There are a few ideas which came together to inform my design for this project.
My 'tectonic object' from explorations earlier in the semester has been on my mind since then. Not as a specific item to incorporate, but as a source of themes. It is particularly attractive for the way it creates opposing embracing flows of form.
Site analysis revealed a strong flow of pedestrian traffic along Beach St., through the Chinese gate, across the street, and into the Leather District. After examining traffic options, I chose to allow that traffic to divert off its primary axis and through the site. To augment experience rather than compete.
A dragon sculpture of my own was modeled into the site on a whim. It was immediately obvious that the dragon allowed traffic flow and hinted on the embracing flow of the tectonic object.
Site analysis revealed two contrasting axes. First, an east/west axis that has a consistent density along its length with a void at this site as the broad road and paved square open up the urban fabric. Second, a north/south axis with distant areas of taller high density urban experience bordered by large empty areas with the small island of more human scale density of Chinatown appearing in the middle of that void.
These two axes, very different, have important nodes at this site. It is as if you could swing a section plane through the city, hinged on this site and while the character of the section changes the importance of this site as a node is undiminished. This site is a hinge pin about which the urban experience moves.
The idea of hinging turned out to tie back nicely to my tectonic object.
There is a view of this site from quite a distance to the north. The designer has a natural desire to address the distant viewer. Often this is done with some form designed to point at that person and thereby somehow draw the person in. I doubt the effectiveness of such a gesture: pointing away is not particularly inviting; a distant static gesture would get lost and ignored in the visual richness of the urban experience. Further, while the geometry of hinging may be implmented radially, the motion of hinging is circumferential.
By providing large walls on site that are not parallel I afford the distant viewer views between some walls and occlusion of others. Parallax motion changes the view; revealing and concealing. This provokes interest and motion. The primary walls cause the distant observer to hinge about this site; to be aware of it. That awareness is what attracts them.
Closer to the site, moving along Hudson Street, the passerby feels the change in angle from wall to wall and sees their sweep across the site and becomes aware that the walls are moving around some central hinge even if the pedestrian is simply moving along the sidewalk in a line, their sense of the site is informed by these walls.
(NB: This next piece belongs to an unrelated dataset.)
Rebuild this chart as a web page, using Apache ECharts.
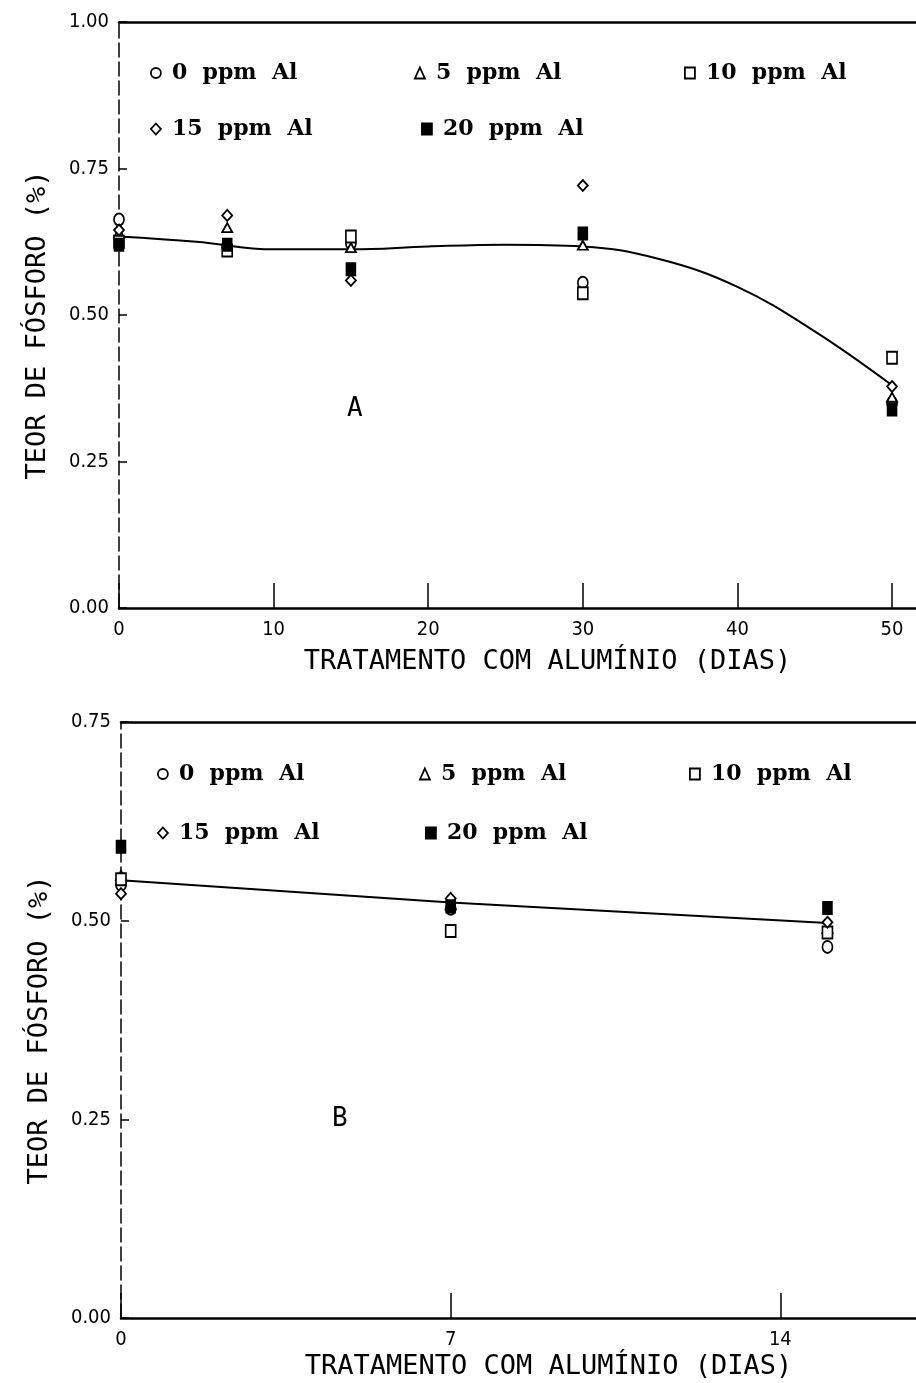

From the streets of Chinatown, views looking up from the street constantly reveal a highly articulated roofscape of overlapping forms and voids. This neighbourhood is not canyons of skyscraper boxes but rather stacks of rich texture. A nearby park has granite blocks that echo the theme. Even the parking garage across the expressway has a richly textured facade.
This experience informs the articulation and arrangement of form in this project. Where the strong gesture of the primary walls could call for a similarly monolithic completion, I opted instead for a more human scaled assembly of parts which are in motion about a central hinge pin while presenting the neighbourhood with an appropriately scaled and highly articulated grouping of form and void.
And then there was a period of going very slowly. Some ideas were worked out. Some things would not resolve. I could not draw the idea. I could not model the idea. There was a dream of triangles of light overhead. And then I started working (gasp) digitally. I got some renders that were compelling enough that the project was pressed forward. Back and forth between semi-sketch models in 3DS Max and hardline drawings in AutoCAD. The two fed each other to one point. Then the hardline drawings came to the fore. Then they were turned 3d and brought back to Max. Always the two fed on each other, but at times one medium was clearly dominant.